Source excerpt =>
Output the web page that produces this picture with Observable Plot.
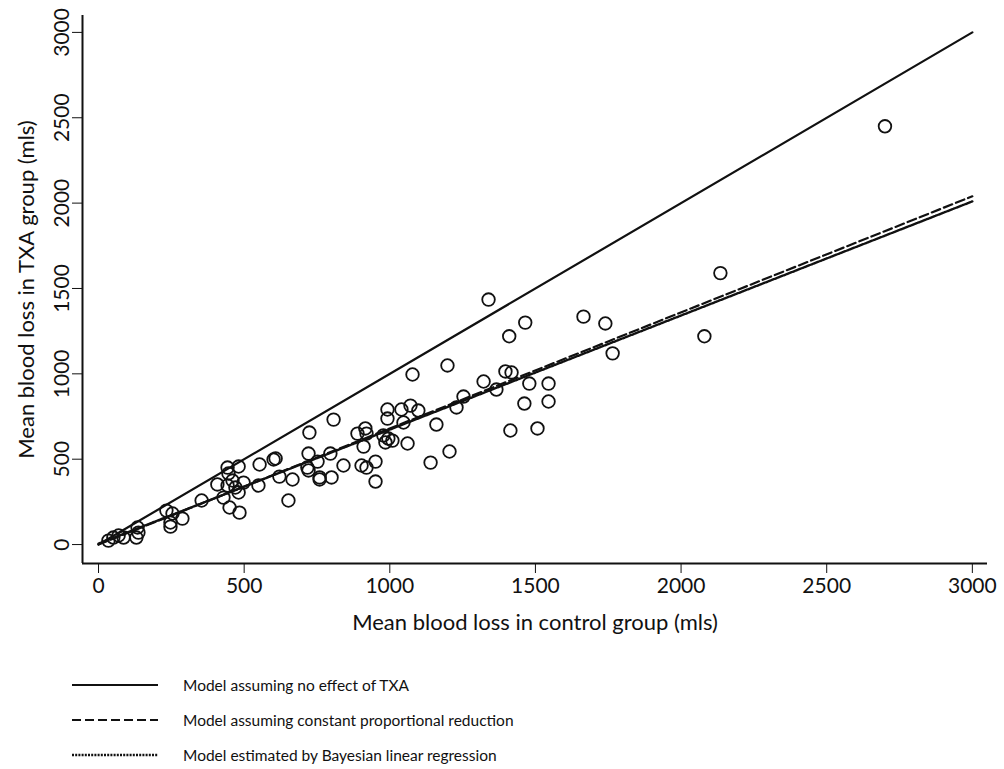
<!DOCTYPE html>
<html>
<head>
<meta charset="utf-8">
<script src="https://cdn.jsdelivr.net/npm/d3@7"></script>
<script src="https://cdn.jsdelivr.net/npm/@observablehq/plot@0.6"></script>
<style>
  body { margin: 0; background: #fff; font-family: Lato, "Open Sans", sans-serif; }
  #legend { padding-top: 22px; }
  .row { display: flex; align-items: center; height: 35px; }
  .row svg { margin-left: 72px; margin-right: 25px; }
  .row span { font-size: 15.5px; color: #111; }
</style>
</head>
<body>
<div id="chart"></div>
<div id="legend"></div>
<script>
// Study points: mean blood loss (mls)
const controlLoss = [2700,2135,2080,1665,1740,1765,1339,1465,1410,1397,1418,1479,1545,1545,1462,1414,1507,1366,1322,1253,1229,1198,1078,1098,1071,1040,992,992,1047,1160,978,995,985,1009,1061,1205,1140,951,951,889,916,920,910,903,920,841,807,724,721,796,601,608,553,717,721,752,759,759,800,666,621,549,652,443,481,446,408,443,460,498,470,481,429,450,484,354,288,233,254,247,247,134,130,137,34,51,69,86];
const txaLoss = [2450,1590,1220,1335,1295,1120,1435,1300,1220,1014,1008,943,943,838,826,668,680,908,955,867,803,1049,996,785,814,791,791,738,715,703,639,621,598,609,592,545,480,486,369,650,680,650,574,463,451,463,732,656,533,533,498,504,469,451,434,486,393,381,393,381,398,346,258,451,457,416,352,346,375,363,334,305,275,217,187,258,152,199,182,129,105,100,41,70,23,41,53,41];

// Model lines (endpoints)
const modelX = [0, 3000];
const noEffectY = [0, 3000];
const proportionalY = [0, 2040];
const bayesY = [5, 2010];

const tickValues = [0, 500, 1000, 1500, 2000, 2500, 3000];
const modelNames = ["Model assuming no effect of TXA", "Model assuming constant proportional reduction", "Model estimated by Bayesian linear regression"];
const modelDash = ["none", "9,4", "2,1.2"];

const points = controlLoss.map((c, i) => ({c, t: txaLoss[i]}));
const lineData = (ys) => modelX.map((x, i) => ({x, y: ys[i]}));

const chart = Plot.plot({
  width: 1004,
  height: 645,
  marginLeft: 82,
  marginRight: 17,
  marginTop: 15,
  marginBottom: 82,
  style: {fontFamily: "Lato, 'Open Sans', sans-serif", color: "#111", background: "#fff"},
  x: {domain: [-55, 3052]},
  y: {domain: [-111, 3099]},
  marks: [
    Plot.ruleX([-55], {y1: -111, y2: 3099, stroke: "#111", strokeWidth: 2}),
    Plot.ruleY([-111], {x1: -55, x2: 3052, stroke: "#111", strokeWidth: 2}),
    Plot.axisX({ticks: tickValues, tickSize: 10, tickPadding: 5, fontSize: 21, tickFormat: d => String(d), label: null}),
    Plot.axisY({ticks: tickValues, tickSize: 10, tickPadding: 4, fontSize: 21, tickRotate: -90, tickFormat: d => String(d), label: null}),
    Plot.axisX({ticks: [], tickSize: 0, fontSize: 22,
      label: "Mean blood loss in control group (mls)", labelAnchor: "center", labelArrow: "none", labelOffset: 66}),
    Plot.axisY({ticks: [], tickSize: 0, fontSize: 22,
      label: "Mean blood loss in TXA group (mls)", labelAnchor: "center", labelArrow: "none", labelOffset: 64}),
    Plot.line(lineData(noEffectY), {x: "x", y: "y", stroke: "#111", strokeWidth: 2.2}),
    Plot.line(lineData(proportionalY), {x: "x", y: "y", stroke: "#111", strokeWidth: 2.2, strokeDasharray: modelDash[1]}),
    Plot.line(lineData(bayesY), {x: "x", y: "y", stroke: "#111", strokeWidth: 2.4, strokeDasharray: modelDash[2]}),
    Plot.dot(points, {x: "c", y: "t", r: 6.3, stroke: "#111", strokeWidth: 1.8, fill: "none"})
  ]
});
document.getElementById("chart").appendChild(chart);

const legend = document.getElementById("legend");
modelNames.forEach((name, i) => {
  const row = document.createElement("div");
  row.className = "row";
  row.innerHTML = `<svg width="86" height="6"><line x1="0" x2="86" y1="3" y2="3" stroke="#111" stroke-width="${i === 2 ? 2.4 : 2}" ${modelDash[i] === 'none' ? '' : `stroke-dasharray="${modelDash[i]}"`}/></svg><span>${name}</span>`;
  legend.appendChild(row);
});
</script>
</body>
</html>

Task to carry out => Working from the material above, transcribe it exactly while omitting pictures.

Solution for this exercise =>
Output the web page that produces this picture with Observable Plot.
<!DOCTYPE html>
<html>
<head>
<meta charset="utf-8">
<script src="https://cdn.jsdelivr.net/npm/d3@7"></script>
<script src="https://cdn.jsdelivr.net/npm/@observablehq/plot@0.6"></script>
<style>
  body { margin: 0; background: #fff; font-family: Lato, "Open Sans", sans-serif; }
  #legend { padding-top: 22px; }
  .row { display: flex; align-items: center; height: 35px; }
  .row svg { margin-left: 72px; margin-right: 25px; }
  .row span { font-size: 15.5px; color: #111; }
</style>
</head>
<body>
<div id="chart"></div>
<div id="legend"></div>
<script>
// Study points: mean blood loss (mls)
const controlLoss = [2700,2135,2080,1665,1740,1765,1339,1465,1410,1397,1418,1479,1545,1545,1462,1414,1507,1366,1322,1253,1229,1198,1078,1098,1071,1040,992,992,1047,1160,978,995,985,1009,1061,1205,1140,951,951,889,916,920,910,903,920,841,807,724,721,796,601,608,553,717,721,752,759,759,800,666,621,549,652,443,481,446,408,443,460,498,470,481,429,450,484,354,288,233,254,247,247,134,130,137,34,51,69,86];
const txaLoss = [2450,1590,1220,1335,1295,1120,1435,1300,1220,1014,1008,943,943,838,826,668,680,908,955,867,803,1049,996,785,814,791,791,738,715,703,639,621,598,609,592,545,480,486,369,650,680,650,574,463,451,463,732,656,533,533,498,504,469,451,434,486,393,381,393,381,398,346,258,451,457,416,352,346,375,363,334,305,275,217,187,258,152,199,182,129,105,100,41,70,23,41,53,41];

// Model lines (endpoints)
const modelX = [0, 3000];
const noEffectY = [0, 3000];
const proportionalY = [0, 2040];
const bayesY = [5, 2010];

const tickValues = [0, 500, 1000, 1500, 2000, 2500, 3000];
const modelNames = ["Model assuming no effect of TXA", "Model assuming constant proportional reduction", "Model estimated by Bayesian linear regression"];
const modelDash = ["none", "9,4", "2,1.2"];

const points = controlLoss.map((c, i) => ({c, t: txaLoss[i]}));
const lineData = (ys) => modelX.map((x, i) => ({x, y: ys[i]}));

const chart = Plot.plot({
  width: 1004,
  height: 645,
  marginLeft: 82,
  marginRight: 17,
  marginTop: 15,
  marginBottom: 82,
  style: {fontFamily: "Lato, 'Open Sans', sans-serif", color: "#111", background: "#fff"},
  x: {domain: [-55, 3052]},
  y: {domain: [-111, 3099]},
  marks: [
    Plot.ruleX([-55], {y1: -111, y2: 3099, stroke: "#111", strokeWidth: 2}),
    Plot.ruleY([-111], {x1: -55, x2: 3052, stroke: "#111", strokeWidth: 2}),
    Plot.axisX({ticks: tickValues, tickSize: 10, tickPadding: 5, fontSize: 21, tickFormat: d => String(d), label: null}),
    Plot.axisY({ticks: tickValues, tickSize: 10, tickPadding: 4, fontSize: 21, tickRotate: -90, tickFormat: d => String(d), label: null}),
    Plot.axisX({ticks: [], tickSize: 0, fontSize: 22,
      label: "Mean blood loss in control group (mls)", labelAnchor: "center", labelArrow: "none", labelOffset: 66}),
    Plot.axisY({ticks: [], tickSize: 0, fontSize: 22,
      label: "Mean blood loss in TXA group (mls)", labelAnchor: "center", labelArrow: "none", labelOffset: 64}),
    Plot.line(lineData(noEffectY), {x: "x", y: "y", stroke: "#111", strokeWidth: 2.2}),
    Plot.line(lineData(proportionalY), {x: "x", y: "y", stroke: "#111", strokeWidth: 2.2, strokeDasharray: modelDash[1]}),
    Plot.line(lineData(bayesY), {x: "x", y: "y", stroke: "#111", strokeWidth: 2.4, strokeDasharray: modelDash[2]}),
    Plot.dot(points, {x: "c", y: "t", r: 6.3, stroke: "#111", strokeWidth: 1.8, fill: "none"})
  ]
});
document.getElementById("chart").appendChild(chart);

const legend = document.getElementById("legend");
modelNames.forEach((name, i) => {
  const row = document.createElement("div");
  row.className = "row";
  row.innerHTML = `<svg width="86" height="6"><line x1="0" x2="86" y1="3" y2="3" stroke="#111" stroke-width="${i === 2 ? 2.4 : 2}" ${modelDash[i] === 'none' ? '' : `stroke-dasharray="${modelDash[i]}"`}/></svg><span>${name}</span>`;
  legend.appendChild(row);
});
</script>
</body>
</html>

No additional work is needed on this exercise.